As indicated by the United Nations Secretary General, ‘digital’ was a central pillar of post-CoVID-19 social and economic reconstruction and a lever for a more equitable global order.
She cautioned against diverting attention and resources to the so-called Fourth Industrial Revolution, particularly advanced technologies, such as Artificial Intelligence, machine learning, robotics and drones, at the expense of the second (power) and third (ICTs) industrial revolutions, which, despite being the general purpose technologies of the 20th century, were far from universally available. She said although the public investment in science and technology, over the last two decades, was laudable—without almost any public investment in digital policy and governance research in higher education and the national research framework, these investments would continue to serve only a small elite rather than redress digital inequality in the country and contribute to social and economic inclusion.
Such research and education was required to provide the evidence base for an integrated digital and data policy and governance framework, and education and professional training that could ensure capacitated and agile institutions suited to the increasingly complex and adaptive global information system, that presented one of the intractable global governance challenges.
“Overlaying access and the production of advanced technologies over existing structural inequalities will simply exacerbate digital inequality.
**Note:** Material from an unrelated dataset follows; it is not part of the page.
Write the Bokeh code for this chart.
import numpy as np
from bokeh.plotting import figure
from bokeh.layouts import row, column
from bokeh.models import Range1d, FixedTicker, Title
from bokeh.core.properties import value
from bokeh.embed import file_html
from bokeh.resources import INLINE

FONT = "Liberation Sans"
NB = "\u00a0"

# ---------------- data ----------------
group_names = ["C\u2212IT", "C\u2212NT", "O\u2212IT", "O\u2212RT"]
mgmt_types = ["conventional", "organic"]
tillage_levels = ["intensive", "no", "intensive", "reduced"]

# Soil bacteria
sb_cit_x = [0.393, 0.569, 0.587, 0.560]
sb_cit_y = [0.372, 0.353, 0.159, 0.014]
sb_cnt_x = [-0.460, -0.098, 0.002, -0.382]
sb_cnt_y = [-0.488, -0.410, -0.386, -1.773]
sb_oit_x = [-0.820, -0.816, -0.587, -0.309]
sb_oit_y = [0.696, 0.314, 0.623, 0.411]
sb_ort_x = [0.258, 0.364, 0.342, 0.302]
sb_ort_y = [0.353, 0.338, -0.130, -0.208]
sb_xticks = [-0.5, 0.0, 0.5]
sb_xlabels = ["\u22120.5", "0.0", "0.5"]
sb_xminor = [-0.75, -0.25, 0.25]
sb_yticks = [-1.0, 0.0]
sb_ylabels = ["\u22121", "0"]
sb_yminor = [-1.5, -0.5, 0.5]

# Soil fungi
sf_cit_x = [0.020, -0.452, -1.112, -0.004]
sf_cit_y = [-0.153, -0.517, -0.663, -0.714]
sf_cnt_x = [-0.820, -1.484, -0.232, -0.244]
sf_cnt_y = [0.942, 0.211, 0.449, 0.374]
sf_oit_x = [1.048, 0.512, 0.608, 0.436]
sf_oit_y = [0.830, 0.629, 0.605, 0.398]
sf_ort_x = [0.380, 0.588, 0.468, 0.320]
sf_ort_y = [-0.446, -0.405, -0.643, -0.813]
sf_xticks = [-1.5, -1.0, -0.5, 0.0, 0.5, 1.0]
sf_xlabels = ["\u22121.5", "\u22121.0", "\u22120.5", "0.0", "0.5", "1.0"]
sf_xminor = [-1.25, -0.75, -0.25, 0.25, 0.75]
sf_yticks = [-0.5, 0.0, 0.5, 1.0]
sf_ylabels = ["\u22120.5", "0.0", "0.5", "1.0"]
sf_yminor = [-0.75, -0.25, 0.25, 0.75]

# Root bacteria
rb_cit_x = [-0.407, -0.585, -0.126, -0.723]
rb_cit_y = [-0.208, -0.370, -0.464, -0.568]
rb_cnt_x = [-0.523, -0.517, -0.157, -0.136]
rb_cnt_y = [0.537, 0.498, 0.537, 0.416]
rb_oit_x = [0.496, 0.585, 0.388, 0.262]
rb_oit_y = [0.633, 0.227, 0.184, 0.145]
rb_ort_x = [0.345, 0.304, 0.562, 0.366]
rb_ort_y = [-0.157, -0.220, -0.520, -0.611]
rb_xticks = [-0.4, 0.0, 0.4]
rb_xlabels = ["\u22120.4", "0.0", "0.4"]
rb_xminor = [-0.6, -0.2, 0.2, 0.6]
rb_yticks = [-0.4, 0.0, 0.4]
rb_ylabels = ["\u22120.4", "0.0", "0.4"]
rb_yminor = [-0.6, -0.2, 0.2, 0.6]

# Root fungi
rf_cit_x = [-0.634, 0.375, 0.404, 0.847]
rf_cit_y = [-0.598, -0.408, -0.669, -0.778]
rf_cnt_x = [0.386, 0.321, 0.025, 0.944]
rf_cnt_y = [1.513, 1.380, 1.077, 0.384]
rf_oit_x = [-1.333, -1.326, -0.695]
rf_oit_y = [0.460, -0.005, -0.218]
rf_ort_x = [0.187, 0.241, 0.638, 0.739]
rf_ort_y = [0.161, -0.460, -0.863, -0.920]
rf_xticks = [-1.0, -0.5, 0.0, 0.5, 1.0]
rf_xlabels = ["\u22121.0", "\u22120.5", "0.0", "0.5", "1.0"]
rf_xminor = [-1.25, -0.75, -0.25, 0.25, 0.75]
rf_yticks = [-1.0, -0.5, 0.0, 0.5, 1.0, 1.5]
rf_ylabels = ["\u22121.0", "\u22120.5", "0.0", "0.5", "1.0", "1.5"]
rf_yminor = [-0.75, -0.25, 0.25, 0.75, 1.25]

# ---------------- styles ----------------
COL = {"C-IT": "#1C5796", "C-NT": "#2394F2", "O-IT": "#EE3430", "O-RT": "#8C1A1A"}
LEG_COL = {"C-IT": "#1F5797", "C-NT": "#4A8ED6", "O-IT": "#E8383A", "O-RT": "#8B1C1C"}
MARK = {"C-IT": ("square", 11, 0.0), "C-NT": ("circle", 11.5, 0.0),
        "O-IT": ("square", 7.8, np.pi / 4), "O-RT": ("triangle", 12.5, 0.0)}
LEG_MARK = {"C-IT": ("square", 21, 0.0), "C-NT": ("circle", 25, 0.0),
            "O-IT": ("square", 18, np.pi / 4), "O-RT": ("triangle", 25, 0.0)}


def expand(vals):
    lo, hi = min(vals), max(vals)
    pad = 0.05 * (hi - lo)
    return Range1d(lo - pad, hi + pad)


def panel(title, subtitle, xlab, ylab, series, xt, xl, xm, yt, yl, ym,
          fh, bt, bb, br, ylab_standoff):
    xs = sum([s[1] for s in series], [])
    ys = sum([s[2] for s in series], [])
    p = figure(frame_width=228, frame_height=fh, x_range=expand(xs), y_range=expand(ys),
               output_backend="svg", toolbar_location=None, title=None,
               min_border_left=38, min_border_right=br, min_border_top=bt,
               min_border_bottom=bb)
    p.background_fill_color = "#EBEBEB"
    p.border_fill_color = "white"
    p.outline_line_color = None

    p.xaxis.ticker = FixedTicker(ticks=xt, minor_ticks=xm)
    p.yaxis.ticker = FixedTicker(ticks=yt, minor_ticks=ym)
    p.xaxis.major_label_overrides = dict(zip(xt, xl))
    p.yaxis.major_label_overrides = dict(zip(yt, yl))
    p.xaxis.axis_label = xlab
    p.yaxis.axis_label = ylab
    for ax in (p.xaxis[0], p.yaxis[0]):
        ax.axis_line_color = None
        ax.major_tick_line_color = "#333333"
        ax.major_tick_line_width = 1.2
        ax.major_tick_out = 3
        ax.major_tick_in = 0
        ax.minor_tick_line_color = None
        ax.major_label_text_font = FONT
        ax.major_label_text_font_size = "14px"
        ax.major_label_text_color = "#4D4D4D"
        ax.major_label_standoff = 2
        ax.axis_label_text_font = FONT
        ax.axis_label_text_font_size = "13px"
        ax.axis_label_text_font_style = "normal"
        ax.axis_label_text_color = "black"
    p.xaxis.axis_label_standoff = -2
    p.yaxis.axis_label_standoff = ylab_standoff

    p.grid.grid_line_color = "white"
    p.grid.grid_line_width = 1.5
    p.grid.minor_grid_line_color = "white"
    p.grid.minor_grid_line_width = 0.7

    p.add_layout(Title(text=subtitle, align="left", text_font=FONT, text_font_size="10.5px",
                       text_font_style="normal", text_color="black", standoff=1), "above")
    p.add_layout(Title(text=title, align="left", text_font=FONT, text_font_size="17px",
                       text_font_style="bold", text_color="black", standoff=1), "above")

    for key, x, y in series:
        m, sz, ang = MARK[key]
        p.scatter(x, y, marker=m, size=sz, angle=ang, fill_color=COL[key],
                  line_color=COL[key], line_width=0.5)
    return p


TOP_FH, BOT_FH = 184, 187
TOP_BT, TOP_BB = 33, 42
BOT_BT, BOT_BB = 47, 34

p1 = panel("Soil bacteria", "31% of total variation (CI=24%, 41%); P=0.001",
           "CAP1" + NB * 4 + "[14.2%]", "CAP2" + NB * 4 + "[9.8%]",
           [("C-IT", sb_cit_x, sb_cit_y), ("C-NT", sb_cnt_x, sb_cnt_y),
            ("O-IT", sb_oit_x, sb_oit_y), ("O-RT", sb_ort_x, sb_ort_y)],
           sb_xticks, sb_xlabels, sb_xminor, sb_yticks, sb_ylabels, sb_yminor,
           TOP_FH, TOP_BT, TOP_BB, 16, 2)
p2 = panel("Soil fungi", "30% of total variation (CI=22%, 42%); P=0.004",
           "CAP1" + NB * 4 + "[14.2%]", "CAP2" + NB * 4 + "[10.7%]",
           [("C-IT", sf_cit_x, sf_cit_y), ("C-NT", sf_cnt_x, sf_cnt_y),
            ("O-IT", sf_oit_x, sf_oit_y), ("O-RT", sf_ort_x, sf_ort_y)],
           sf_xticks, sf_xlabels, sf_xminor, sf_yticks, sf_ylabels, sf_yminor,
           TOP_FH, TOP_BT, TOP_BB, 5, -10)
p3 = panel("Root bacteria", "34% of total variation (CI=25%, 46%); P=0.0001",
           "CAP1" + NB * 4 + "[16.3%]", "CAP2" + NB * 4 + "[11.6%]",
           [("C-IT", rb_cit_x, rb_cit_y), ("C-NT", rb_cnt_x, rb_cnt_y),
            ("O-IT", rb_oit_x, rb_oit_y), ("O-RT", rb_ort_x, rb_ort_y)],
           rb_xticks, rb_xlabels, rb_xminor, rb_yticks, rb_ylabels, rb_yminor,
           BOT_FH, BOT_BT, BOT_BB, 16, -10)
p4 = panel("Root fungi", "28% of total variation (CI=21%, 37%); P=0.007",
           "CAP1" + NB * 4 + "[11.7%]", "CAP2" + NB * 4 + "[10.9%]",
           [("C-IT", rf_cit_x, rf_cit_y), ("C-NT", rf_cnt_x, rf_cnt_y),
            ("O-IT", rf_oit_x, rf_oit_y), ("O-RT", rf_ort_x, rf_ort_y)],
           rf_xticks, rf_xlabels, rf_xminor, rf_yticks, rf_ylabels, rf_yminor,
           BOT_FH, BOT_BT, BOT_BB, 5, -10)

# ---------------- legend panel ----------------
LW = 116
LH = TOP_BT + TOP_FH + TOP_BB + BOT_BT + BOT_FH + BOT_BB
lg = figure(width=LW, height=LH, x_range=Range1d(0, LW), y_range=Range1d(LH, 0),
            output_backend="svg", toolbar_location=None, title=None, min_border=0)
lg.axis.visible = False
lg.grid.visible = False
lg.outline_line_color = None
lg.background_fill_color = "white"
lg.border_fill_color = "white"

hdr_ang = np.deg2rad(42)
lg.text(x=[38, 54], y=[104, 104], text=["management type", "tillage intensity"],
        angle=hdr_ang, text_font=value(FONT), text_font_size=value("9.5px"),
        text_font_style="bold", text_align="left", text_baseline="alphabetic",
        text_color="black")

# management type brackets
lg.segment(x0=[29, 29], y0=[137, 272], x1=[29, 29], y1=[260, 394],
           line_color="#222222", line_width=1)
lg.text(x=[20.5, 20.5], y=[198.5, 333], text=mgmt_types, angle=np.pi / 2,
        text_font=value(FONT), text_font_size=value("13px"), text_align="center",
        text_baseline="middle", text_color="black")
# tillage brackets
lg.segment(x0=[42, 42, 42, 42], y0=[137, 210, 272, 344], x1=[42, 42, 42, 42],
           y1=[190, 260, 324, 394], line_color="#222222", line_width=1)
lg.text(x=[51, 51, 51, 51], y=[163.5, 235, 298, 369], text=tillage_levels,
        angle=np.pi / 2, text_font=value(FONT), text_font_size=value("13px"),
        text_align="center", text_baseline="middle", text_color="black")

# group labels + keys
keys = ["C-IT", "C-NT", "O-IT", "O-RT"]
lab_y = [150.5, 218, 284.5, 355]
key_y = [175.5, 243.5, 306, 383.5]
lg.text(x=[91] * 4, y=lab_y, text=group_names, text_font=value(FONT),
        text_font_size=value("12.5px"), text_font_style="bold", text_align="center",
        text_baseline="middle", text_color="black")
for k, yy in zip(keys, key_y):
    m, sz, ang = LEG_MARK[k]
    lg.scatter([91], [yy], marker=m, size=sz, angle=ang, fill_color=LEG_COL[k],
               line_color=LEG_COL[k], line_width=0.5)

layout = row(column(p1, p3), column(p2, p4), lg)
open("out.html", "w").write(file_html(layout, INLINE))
Further investment in higher education and research in these areas, without the development (through transdisciplinary research and education) of digital policy and governance of the processes of digitalisation and datafication that characterise the online economy, to ensure social value and restrict potential harms, would continue their service to an increasingly miniscule global elite.”
She argued the 4IR, as conceived of by the World Economic Forum and uncritically adopted by South Africa, “… with its visions of global prosperity, packaged with futurist conviction and fantastical economic forecasts of exponential growth and job creation”, appears to provide a ready roadmap in an uncertain future – especially for those countries, such as South Africa that have not invested in what they want their own digital futures to look like.”
Without public investment in independent, local multidisciplinary digital policy research there has been no base to prepare policy makers for the 4IR. Public interest research and education in the field of digital (ICT) policy and regulations has long been dependent on the vagaries of donor funding.
“It is not surprising that South Africa relies on the blueprints of international lobbies, global industry associations and private foundations representing the interests of what have become global monopolies, for direction.”
In the process, critical research on creating the necessary conditions in developing countries for inclusive digital economies and societies, had not been met, prior to minimal resources in developing countries, including South Africa, having been diverted to a global business agenda.
She called for a national project to develop a dynamic transversal digital policy based on a local evidence-base arising from a virtual, organic multidisciplinary research and education programme across all South African universities.
This would include:
- a virtual national digital policy institute drawing together specialised research expertise from different areas at different South African and African universities;
- develop national evidence base of multidisciplinary research integrating traditional economic regulation of infrastructures, competition regulation, and new information and data governance;
- capacity building: transdisciplinary professional development, post graduate education and doctoral research for international relations, trade and industry, communications, science, technology and innovation; and
- which could be co-ordinated by the National Research Foundation with buy-in from CHE/USAF, funded with the $1million set aside for the WEF Centre on the Fourth Industrial Revolution at CSIR.